Exercise:
Provide only the number of lines in the data below that contain the word "this".
--------------------
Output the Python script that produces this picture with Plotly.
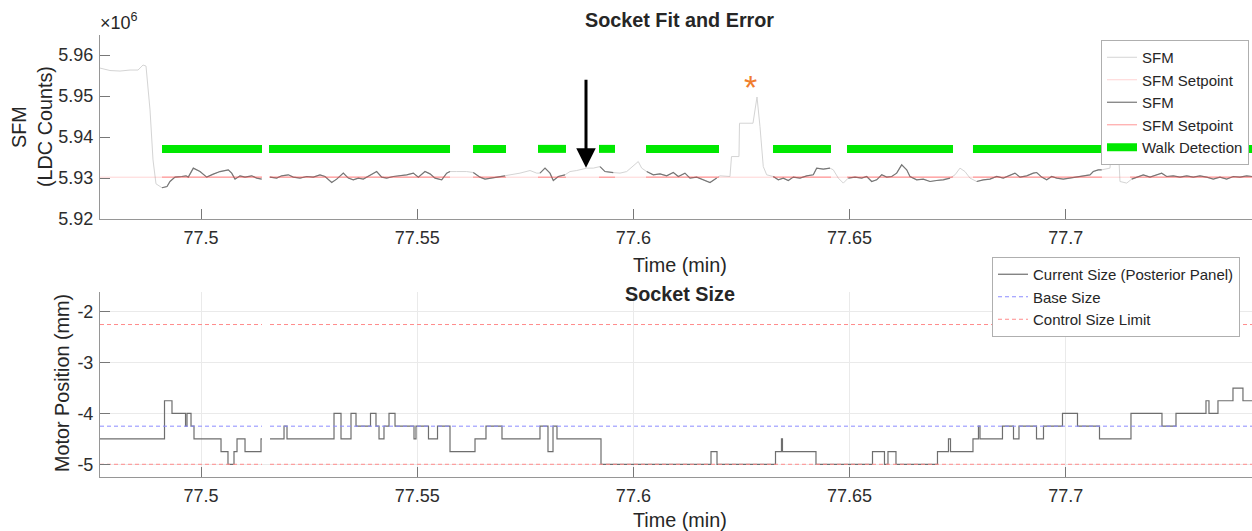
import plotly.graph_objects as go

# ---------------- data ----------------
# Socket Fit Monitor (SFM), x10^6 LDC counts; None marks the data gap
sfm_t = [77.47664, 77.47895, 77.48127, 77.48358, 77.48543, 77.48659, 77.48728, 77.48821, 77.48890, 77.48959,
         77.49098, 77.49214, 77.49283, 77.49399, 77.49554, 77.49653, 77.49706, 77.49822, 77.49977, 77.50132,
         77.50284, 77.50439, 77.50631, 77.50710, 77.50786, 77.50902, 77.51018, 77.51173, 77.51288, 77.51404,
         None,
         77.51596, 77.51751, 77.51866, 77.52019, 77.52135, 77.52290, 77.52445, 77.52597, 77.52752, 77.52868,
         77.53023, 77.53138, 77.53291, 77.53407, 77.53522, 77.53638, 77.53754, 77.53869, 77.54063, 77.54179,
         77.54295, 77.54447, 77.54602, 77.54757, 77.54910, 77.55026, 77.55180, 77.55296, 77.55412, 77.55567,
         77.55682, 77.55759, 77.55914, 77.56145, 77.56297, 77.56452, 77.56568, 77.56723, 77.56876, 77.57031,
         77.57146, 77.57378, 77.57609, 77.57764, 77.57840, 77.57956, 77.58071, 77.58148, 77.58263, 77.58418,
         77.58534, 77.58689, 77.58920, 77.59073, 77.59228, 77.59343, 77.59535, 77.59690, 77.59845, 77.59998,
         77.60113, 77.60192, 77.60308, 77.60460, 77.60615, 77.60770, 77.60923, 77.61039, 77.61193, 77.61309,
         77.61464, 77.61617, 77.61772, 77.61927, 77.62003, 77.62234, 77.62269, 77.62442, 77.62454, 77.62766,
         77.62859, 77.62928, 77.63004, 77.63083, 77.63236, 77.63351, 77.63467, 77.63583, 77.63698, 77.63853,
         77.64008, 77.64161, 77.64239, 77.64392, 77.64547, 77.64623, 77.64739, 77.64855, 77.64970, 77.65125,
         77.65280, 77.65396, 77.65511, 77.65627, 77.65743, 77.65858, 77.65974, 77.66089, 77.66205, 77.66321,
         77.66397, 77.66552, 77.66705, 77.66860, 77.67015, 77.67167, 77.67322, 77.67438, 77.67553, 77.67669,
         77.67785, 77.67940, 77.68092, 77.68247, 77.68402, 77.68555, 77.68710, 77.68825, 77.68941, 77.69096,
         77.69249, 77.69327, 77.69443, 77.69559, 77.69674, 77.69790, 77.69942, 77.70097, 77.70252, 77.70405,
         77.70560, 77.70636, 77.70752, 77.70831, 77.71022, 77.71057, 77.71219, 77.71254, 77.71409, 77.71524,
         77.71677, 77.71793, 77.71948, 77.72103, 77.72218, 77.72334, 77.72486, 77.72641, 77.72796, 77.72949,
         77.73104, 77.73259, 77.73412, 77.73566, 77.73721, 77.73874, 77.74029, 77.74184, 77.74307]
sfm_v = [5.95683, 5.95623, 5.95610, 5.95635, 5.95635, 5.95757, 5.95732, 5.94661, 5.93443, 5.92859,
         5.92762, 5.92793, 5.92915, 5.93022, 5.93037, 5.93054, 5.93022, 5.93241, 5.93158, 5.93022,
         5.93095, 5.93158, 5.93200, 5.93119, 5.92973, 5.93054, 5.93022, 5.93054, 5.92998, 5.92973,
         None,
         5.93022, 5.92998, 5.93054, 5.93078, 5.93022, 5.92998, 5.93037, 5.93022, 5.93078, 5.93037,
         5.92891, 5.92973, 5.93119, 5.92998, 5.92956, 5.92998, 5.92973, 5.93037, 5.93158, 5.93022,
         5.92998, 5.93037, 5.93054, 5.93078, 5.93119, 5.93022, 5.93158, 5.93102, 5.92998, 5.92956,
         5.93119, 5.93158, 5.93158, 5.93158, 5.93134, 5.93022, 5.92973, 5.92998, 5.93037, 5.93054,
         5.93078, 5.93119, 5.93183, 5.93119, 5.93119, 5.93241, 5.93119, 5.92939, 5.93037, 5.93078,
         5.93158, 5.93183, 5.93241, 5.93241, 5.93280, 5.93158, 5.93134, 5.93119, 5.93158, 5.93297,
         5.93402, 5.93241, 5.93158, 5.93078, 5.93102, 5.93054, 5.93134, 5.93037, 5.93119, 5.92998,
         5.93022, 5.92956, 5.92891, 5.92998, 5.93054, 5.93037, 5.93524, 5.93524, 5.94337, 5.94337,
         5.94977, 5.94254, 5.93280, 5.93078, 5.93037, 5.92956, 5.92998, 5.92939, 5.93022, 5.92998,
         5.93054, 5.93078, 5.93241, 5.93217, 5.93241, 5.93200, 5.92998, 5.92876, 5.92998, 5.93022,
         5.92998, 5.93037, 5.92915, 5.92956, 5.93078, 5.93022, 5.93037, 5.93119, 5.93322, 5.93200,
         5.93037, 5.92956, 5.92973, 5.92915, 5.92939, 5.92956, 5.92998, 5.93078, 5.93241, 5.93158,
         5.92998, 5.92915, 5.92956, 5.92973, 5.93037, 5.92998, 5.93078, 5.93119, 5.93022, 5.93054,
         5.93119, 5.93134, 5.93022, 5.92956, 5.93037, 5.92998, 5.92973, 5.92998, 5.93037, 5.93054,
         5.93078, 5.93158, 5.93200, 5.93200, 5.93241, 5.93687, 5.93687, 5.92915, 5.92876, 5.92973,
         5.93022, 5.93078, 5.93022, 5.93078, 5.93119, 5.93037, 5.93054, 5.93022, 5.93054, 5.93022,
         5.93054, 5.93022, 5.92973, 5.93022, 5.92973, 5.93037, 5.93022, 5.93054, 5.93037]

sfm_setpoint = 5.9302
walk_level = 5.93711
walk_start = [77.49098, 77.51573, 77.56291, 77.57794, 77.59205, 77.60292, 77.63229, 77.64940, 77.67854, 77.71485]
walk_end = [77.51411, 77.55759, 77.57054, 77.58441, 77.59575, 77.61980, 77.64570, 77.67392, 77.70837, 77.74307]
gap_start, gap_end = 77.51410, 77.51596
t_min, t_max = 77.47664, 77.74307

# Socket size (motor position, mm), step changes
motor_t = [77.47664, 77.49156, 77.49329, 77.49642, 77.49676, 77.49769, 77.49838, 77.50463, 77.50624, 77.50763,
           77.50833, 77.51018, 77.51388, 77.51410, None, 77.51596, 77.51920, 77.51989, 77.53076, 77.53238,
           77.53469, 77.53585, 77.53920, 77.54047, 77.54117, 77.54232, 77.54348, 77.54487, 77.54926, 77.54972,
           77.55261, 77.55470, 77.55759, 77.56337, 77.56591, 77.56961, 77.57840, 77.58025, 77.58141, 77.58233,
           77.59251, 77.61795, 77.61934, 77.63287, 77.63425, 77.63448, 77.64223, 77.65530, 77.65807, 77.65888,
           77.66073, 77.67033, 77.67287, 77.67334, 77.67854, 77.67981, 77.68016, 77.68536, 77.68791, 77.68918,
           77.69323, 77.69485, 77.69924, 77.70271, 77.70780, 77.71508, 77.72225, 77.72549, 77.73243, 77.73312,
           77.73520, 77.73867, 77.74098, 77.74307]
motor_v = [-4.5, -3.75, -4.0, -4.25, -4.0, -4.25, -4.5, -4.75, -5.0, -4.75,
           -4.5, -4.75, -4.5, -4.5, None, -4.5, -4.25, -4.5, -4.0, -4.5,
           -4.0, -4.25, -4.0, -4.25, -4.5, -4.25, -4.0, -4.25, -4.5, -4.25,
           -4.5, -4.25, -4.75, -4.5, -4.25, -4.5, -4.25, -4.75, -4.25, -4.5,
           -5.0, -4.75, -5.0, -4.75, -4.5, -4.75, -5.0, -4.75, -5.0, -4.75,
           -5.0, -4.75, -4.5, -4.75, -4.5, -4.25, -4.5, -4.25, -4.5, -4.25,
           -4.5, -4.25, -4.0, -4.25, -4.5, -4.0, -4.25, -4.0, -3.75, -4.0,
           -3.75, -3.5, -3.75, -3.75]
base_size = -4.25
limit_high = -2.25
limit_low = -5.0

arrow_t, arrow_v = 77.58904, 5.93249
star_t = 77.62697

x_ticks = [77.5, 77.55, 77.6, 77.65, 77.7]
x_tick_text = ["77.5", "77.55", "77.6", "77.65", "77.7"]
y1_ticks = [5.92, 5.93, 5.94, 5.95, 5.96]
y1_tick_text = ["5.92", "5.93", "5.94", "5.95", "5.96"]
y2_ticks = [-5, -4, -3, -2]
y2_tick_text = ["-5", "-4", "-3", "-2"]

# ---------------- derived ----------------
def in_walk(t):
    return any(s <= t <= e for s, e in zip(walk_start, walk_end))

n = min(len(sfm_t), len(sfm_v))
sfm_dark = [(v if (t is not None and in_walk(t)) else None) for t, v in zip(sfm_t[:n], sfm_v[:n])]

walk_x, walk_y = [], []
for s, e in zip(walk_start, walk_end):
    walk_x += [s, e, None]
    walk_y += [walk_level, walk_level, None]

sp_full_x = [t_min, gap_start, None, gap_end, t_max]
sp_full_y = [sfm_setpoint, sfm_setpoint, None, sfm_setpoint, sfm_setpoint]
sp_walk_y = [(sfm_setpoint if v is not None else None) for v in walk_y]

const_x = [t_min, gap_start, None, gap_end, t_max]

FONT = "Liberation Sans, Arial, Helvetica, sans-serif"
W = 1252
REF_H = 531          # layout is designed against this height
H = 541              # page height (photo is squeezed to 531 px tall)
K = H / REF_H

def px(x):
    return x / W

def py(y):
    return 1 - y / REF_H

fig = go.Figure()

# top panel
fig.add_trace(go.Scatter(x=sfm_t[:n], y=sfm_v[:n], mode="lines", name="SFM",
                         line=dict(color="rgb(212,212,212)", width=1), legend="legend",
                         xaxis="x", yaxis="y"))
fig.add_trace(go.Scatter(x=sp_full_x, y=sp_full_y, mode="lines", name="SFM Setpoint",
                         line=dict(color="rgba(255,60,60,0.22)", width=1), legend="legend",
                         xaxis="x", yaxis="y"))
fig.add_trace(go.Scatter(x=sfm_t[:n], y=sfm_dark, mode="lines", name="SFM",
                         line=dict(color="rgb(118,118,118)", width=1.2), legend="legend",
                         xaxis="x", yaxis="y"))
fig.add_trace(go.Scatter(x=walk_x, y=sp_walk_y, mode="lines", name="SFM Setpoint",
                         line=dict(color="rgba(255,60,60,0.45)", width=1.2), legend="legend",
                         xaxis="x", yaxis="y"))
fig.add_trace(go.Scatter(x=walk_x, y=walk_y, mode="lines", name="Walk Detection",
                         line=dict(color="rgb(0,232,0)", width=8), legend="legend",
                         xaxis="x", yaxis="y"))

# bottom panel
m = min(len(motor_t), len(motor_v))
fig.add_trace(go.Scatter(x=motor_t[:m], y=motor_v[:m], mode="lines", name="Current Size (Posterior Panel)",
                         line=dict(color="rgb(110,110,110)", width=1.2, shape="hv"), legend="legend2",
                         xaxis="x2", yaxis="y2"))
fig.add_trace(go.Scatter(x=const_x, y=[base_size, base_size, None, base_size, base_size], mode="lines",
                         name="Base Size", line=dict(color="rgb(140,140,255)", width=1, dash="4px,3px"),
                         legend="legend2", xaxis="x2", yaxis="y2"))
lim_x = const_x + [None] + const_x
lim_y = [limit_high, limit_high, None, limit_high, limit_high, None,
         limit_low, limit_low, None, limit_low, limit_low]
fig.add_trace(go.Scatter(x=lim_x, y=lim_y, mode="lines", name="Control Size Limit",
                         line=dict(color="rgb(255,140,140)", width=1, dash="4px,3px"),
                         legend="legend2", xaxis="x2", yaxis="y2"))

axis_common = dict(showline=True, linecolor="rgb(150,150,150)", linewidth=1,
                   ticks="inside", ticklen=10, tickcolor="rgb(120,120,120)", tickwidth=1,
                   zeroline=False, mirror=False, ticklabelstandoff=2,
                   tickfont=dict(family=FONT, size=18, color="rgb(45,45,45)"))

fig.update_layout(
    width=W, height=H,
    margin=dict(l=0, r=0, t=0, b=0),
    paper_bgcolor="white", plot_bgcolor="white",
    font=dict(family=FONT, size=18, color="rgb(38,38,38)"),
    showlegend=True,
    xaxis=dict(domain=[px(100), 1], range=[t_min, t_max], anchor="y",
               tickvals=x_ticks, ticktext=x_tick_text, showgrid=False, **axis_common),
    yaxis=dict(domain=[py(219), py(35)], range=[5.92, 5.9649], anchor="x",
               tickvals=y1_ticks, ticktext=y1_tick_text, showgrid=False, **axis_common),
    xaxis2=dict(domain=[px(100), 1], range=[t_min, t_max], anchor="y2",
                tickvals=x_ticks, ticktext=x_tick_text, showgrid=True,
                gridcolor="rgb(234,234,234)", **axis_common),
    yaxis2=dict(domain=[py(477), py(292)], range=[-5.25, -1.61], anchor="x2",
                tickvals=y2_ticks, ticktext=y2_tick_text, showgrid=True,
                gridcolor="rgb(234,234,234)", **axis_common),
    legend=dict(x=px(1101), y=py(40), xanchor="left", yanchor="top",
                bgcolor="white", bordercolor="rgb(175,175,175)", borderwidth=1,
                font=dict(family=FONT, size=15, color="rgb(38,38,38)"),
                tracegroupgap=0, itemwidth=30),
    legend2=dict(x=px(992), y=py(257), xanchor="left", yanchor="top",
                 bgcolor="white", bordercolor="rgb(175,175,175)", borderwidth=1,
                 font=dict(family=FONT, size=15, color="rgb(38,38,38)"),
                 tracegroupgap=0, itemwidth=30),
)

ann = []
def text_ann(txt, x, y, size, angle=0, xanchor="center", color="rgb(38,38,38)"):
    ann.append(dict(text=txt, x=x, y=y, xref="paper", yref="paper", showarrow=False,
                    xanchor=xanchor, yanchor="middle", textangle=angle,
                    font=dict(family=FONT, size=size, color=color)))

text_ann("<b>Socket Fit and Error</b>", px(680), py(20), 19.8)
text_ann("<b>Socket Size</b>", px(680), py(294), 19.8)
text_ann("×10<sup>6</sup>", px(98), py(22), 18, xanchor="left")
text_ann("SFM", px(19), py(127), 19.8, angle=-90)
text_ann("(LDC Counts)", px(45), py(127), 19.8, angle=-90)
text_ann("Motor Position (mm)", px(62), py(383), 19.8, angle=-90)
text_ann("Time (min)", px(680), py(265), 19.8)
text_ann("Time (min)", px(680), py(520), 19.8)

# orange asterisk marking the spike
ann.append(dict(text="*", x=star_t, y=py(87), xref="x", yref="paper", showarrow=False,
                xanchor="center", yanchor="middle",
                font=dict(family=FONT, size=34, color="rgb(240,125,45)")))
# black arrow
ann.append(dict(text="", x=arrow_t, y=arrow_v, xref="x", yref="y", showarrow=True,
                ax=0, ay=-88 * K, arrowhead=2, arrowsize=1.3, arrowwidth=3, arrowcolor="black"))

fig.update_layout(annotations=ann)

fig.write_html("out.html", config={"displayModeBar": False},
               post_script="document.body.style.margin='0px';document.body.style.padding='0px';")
--------------------
Solution to the problem:
2